Sunday, June 22, 2003

Weekend blog, item from the past, #6.

June 13, 1990.

Korea has come and gone. Like the rest of Korea -- the rest that I saw out of my train windows -- Seoul was ringed by low mountains green and brown, stubby and not-so-distant. Central Seoul reminded me more of a Western city than either Osaka or Tokyo: wide streets, large sidewalks, towering buildings and a crush of cars. Largest non-highway streets I've ever seen, some of them. Twelve lanes, sometimes, crossable by underpasses. This size has the effect of absorbing the constant flow of cars, segregating them from pedestrians. Even buses keep to their place.

Thursday, June 7, I did my main sightseeing, on a warm, clear day. In Pagoda Park, the first place I went, I was buttonholed by some friendly college students, eager for free English practice. They treated me to some Korean wine -- like weak sake -- bought from a gnarled old woman, a streetside vendor. Out from its white plastic bottle into plastic cups that the students had, and from there to our stomachs. Not bad.

Entered Changgyonggdong, the main palace of the Korean kings of old, in the 19th century at least. Took the tour in English -- a sort of English, with the petite, pretty guide putting her mouth directly into a small, colorful bullhorn. It came out like bad radio, but I hardly minded, since I could read the signs anyway, which were in Korean and English. The tour stopped while a TV production company filmed a scene or two from an historic epic, or historic drama, or something.

In it (I was told), the second-to-last king of Korea was taking his son away in a carriage. A very polished and European-looking carriage, and except for the multicolored and flowing robes of the distressed courtiers surrounding the carriage, you’d never know it was a Korean scene. The courtiers were sore upset about seeing the king and his son go, and moaned realistically on cue. The plot had something to do with the son going off to Japan to be a hostage. Pretty much any Korean epic set in the late 19th century is going to have the Japanese as villains, as well it should, I figure.

The human actors turned on and off, on cue. The horses weren't so disciplined. The director -- or at least the guy with a bigger bullhorn than my guide -- went over to whack the beasts a time or two.

I watched a fair amount of AFKN television in my YMCA hotel room, especially The Longest Day on June 6. No commercials on Armed Forces television; no standard commercials, anyway, but a fair number of "military commercials," such as the one that detailed allowable hairstyles for both male and female enlisted members of the armed forces.
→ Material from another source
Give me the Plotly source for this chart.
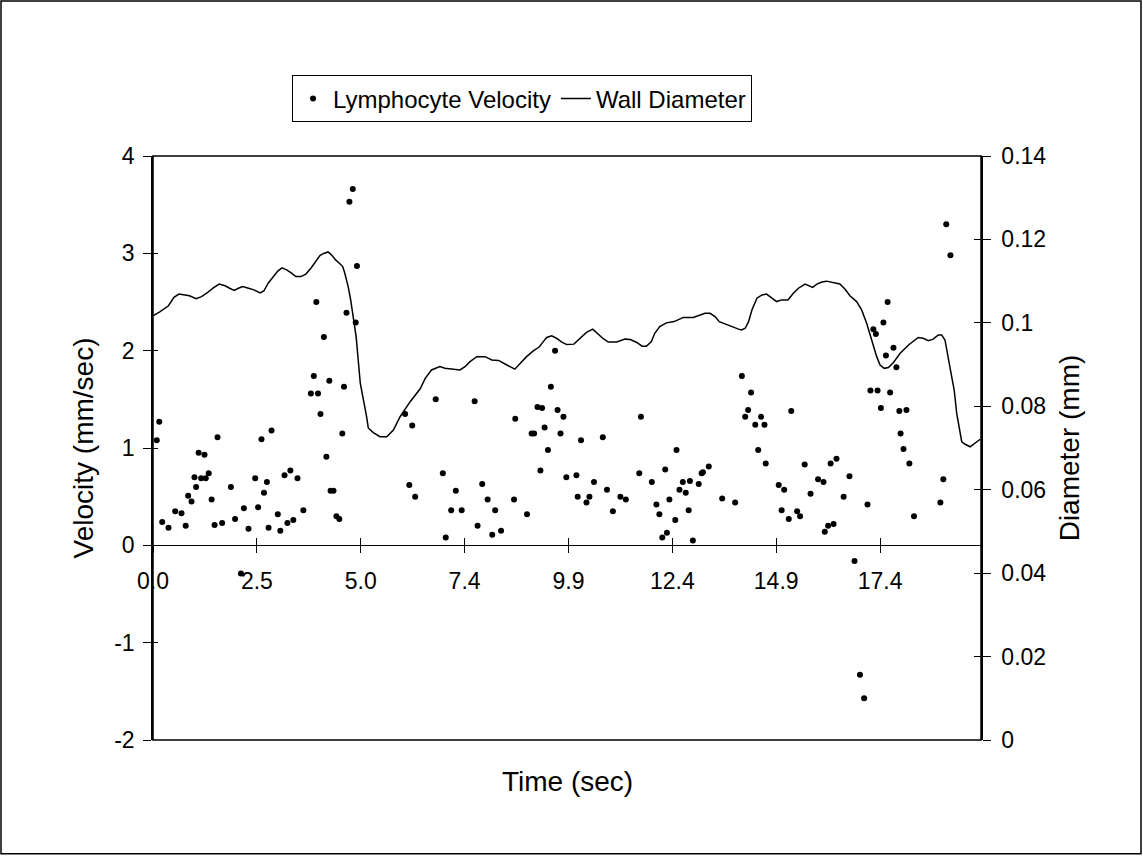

There was also a bulletin about prohibited places and times for those in service, places that sounded like bar-heavy districts with high potential for late-night fights among soldiers, or between soldiers and Koreans.

My last full day in town, June 8, it rained most of the time. Went out for lunch & tea and met some more students. Talked a while. But mostly I was in my room, reading and watching TV.